If pickers work as a pair or in a group, they can sell the recycling in bulk in Johannesburg. But this method is expensive. First, someone is paid to sort the different types of plastic and other material into tonnes. This person charges R100 per tonne. Once the minimum number of tonnes has been reached, there are usually four men who load the bale into the truck, each charging R200. Transportation costs R4 500. This leaves the picker with little profit, and often not enough to survive the month. These costs mean most pickers resort to using the exploitative intermediaries.

Nkosingiphile Nzima, 25, has been a picker for eight years. His day starts at 6am and ends at 6pm. Nzima explains that metals often yield better income than other types of recycling. He collects polypropylene, which is found in high-density plastic such as yoghurt containers and detergents bottles; white paper; and scrap metals, including stainless steel, non-magnetic materials, subgrade metal such as corrugated iron, metalloids, and gun metal, which is also known as red brass.

8 January 2021: Nkosingiphile Nzima, 25, has been a picker for eight years. He works from 6am to 6pm, mostly collecting high-density plastic and metal.

“On a good day I make about R600 and sometimes it’s possible to make R1 500. And when it is a rough day, I make about R300,” says Nzima, who is able to send some money home. With some of his income he has managed to buy six live chickens and keeps them in Wesselton where he lives.

Waste pickers are often stigmatised for the work they do. But Sibeko says people should make an effort to understand the value pickers create. “Sometimes some community members think people that work with waste are mad people, and because of this stigma, some of the pickers hide from the community that this is the kind of work that they do. They keep it … a secret,” says Sibeko.

Jackson Majola from Barberton, who declined to give his age, has been a picker since 2013. He says people in his community do not know he works as a waste picker. Only his wife and a handful of his closest friends know.

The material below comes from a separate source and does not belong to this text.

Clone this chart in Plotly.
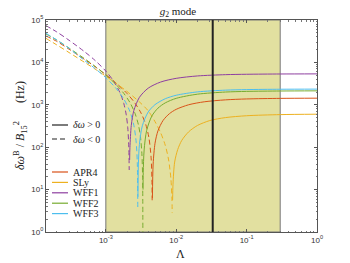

Although the majority of the women in Barberton were proud of being abagerezi [hustlers] as they call themselves, some of them prefer to hide what they do because of the stigma associated with this type of work. Other pickers, though, are satisfied that they provide an essential service to the community.

“We are very proud of our job and we respect it. All I want to see is better services, and to be honest, I am content with this job,” says Nzima.